The Saylor Company, a Pasadena crisis-management firm, has just landed two high-profile contracts in one of the world's violent flashpoints. The Georgian breakaway republics of South Ossetia and Abkhazia have hired the PR outfit to gain a little leverage in their war of words with big neighbor Georgia. Last year, of course, it was less about words and more about tanks and Grad rockets. Then, Georgia launched an ill-conceived attack on South Ossetia, only to be quickly overwhelmed by a Russian Army counter-blitz, which Abkhazia aided. The two autonomous regions, which remain unrecognized as sovereign nations except by Russia and Nicaragua, are virtual wards of Moscow, which is funding their crippled economies.

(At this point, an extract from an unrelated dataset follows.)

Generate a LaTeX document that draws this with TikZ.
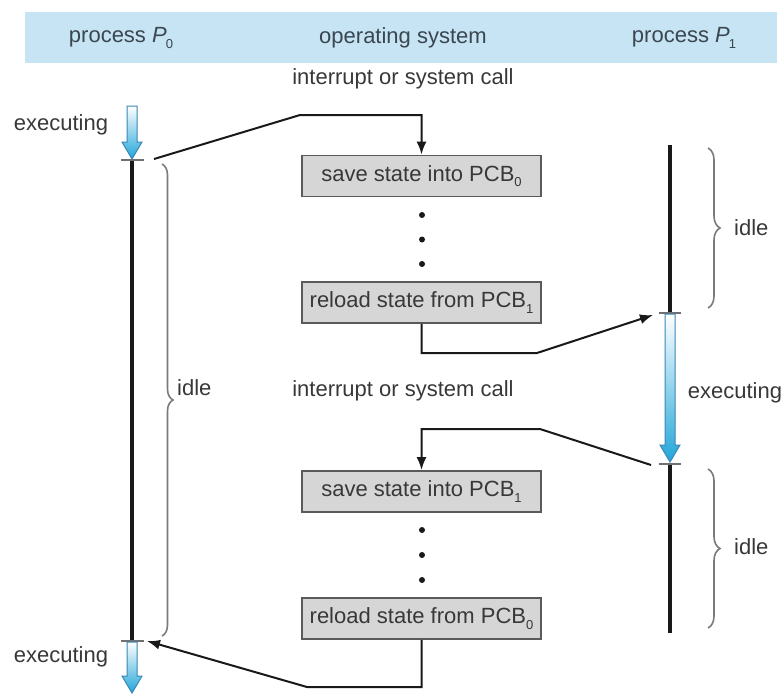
\documentclass[tikz,border=0pt]{standalone}
\usepackage{fontspec}
\setmainfont{Liberation Sans}
\usetikzlibrary{arrows.meta,decorations.pathreplacing}
\definecolor{bandblue}{HTML}{C6E4F4}
\definecolor{boxgray}{HTML}{D6D6D6}
\definecolor{boxedge}{HTML}{5A5A5A}
\definecolor{txt}{HTML}{383838}
\definecolor{hdrtxt}{HTML}{3A4650}
\definecolor{arrowblue}{HTML}{22A6D8}
\definecolor{arrowedge}{HTML}{3A86B8}
\definecolor{bracegray}{HTML}{7A7A7A}
\definecolor{tickgray}{HTML}{707070}
\newcommand\subs[1]{\raisebox{-0.45ex}{\fontsize{13}{13}\selectfont #1}}
\newcommand\bluearrow[3]{%
  \shadedraw[top color=white, bottom color=arrowblue, draw=arrowedge, line width=1pt]
    (#1-5,#2) -- (#1+5,#2) -- (#1+5,#3-17) -- (#1+10,#3-17) -- (#1,#3)
    -- (#1-10,#3-17) -- (#1-5,#3-17) -- cycle;}
\begin{document}
\begin{tikzpicture}[x=1pt,y=-1pt,
  lbl/.style={inner sep=0pt, text=txt, font=\fontsize{22}{26}\selectfont},
  hdr/.style={lbl, text=hdrtxt},
  osbox/.style={draw=boxedge, fill=boxgray, line width=1.8pt, minimum width=239pt,
    minimum height=41pt, inner sep=0pt, text=txt, font=\fontsize{22}{26}\selectfont},
  conn/.style={draw=black!90, line width=2pt, -{Latex[length=13pt,width=10pt]}},
  timeline/.style={line width=4pt, draw=black!90},
  tickmark/.style={line width=1.5pt, draw=tickgray},
  bracket/.style={decorate, decoration={brace, amplitude=#1}, line width=1.6pt, draw=bracegray},
  dot/.style={circle, fill=black!90, inner sep=0pt, minimum size=6pt}]
\useasboundingbox (0,0) rectangle (783,694);

% header band
\fill[bandblue] (25,12) rectangle (777,63);
\node[hdr] (h0) at (121,38) {process \textit{P}\kern-1pt\subs{0}};
\node[hdr] (hos) at (403,38) {operating system};
\node[hdr] (h1) at (684,38) {process \textit{P}\kern-1pt\subs{1}};

% OS column
\node[lbl] (int1) at (403,79) {interrupt or system call};
\node[osbox] (save0) at (421.5,176) {save state into PCB\subs{0}};
\node[dot] (d1) at (422,215) {};
\node[dot] (d2) at (422,239.5) {};
\node[dot] (d3) at (422,264) {};
\node[osbox] (reload1) at (421.5,302.5) {reload state from PCB\subs{1}};
\node[lbl] (int2) at (403,391) {interrupt or system call};
\node[osbox] (save1) at (421.5,491.5) {save state into PCB\subs{1}};
\node[dot] (d4) at (422,530) {};
\node[dot] (d5) at (422,555) {};
\node[dot] (d6) at (422,580) {};
\node[osbox] (reload0) at (421.5,618.5) {reload state from PCB\subs{0}};

% process P0 timeline
\bluearrow{132}{106}{159}
\draw[timeline] (132,160) -- (132,641);
\draw[tickmark] (121,160) -- (144,160);
\draw[tickmark] (121,641) -- (144,641);
\bluearrow{132}{642}{693}
\node[lbl] (ex0a) at (61,125) {executing};
\node[lbl] (ex0b) at (61,657) {executing};
\draw[bracket=11pt] (162,164) -- (162,636);
\node[lbl, anchor=west] (idle0) at (177,388) {idle};

% process P1 timeline
\draw[timeline] (670,145) -- (670,313);
\draw[tickmark] (659,313) -- (681,313);
\bluearrow{670}{314}{462}
\draw[tickmark] (659,464) -- (681,464);
\draw[timeline] (670,465) -- (670,633);
\node[lbl] (ex1) at (735,393) {executing};
\draw[bracket=12pt] (708,148) -- (708,308);
\node[lbl, anchor=west] (idle1a) at (734,228) {idle};
\draw[bracket=12pt] (708,469) -- (708,628);
\node[lbl, anchor=west] (idle1b) at (734,547) {idle};

% connector end points near ticks
\coordinate (p0t1) at (154,159);
\coordinate (p1t1) at (653,315);
\coordinate (p1t2) at (651,465);
\coordinate (p0t2) at (147,641);

% connectors
\draw[conn] (p0t1) -- (300,115) -| (save0.north);
\draw[conn] (reload1.south) |- (537,353) -- (p1t1);
\draw[conn] (p1t2) -- (540,429) -| (save1.north);
\draw[conn] (reload0.south) |- (307,687) -- (p0t2);
\end{tikzpicture}
\end{document}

In fact, according to a report from ITAR-TASS, it's actually Russia who's footing the bills to pay Saylor. According to contracts for South Ossetia and Abkhazia filed with the Department of Justice, some of Saylor's duties for the former are to “remind the world of the brutal attack by Georgia's military on the civilian population of Tskhinvali in August” and “[e]xplain how the Russian military saved the civilian population of South Ossetia from Georgian military forces.” The documents say Saylor's fees are not to exceed $30,000 per month, which public relations specialists regard as the industry's going rate.

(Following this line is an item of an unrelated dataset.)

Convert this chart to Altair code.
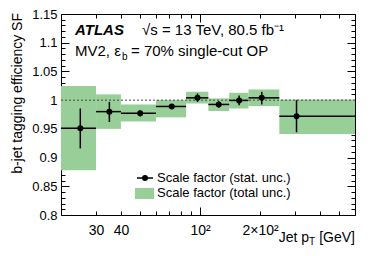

The Lake Avenue PR firm, founded by former L.A. Times editor and Sitrick & Co. PR executive Mark Saylor, might seem a world away from conflicts in the Caucasus. However, after his role in selling the new Screen Actors Guild contract to dissident union members, as well as gilding the image of the Kuwaiti contractor responsible for construction of the troubled U.S. embassy in Baghdad, stepping into the middle of ancient ethnic rivalries probably seems like a piece of cake for Saylor, who is known as an aggressive marketer who does not farm out his work. (He declined to speak on the record for this report, citing the confidentiality of his work with clients.)

“The secret of a boutique PR business is to specialize,” says Ross

Johnson, a former member of Sitrick & Co., and currently vice

president of corporate communications for BNC PR. “There's always going

to be a breakaway republic. So it makes sense to specialize in them —

I'm all for it.”

Saylor's company will have its hands full,

given Western sympathy toward Georgia and suspicions of Russian

ambitions in the USSR's former spheres of influence.

“I still

have plenty of friends in journalism who look at me like I've gone to

the dark side,” Mark Saylor is quoted in an interview that appears on

his firm's Web site. The interviewer noted that “part of the reason he

left journalism, he says, was because of ethical concerns,” having been

“actively involved in exposing the paper's questionable profit-sharing

arrangement with the Staples Center in 1999.”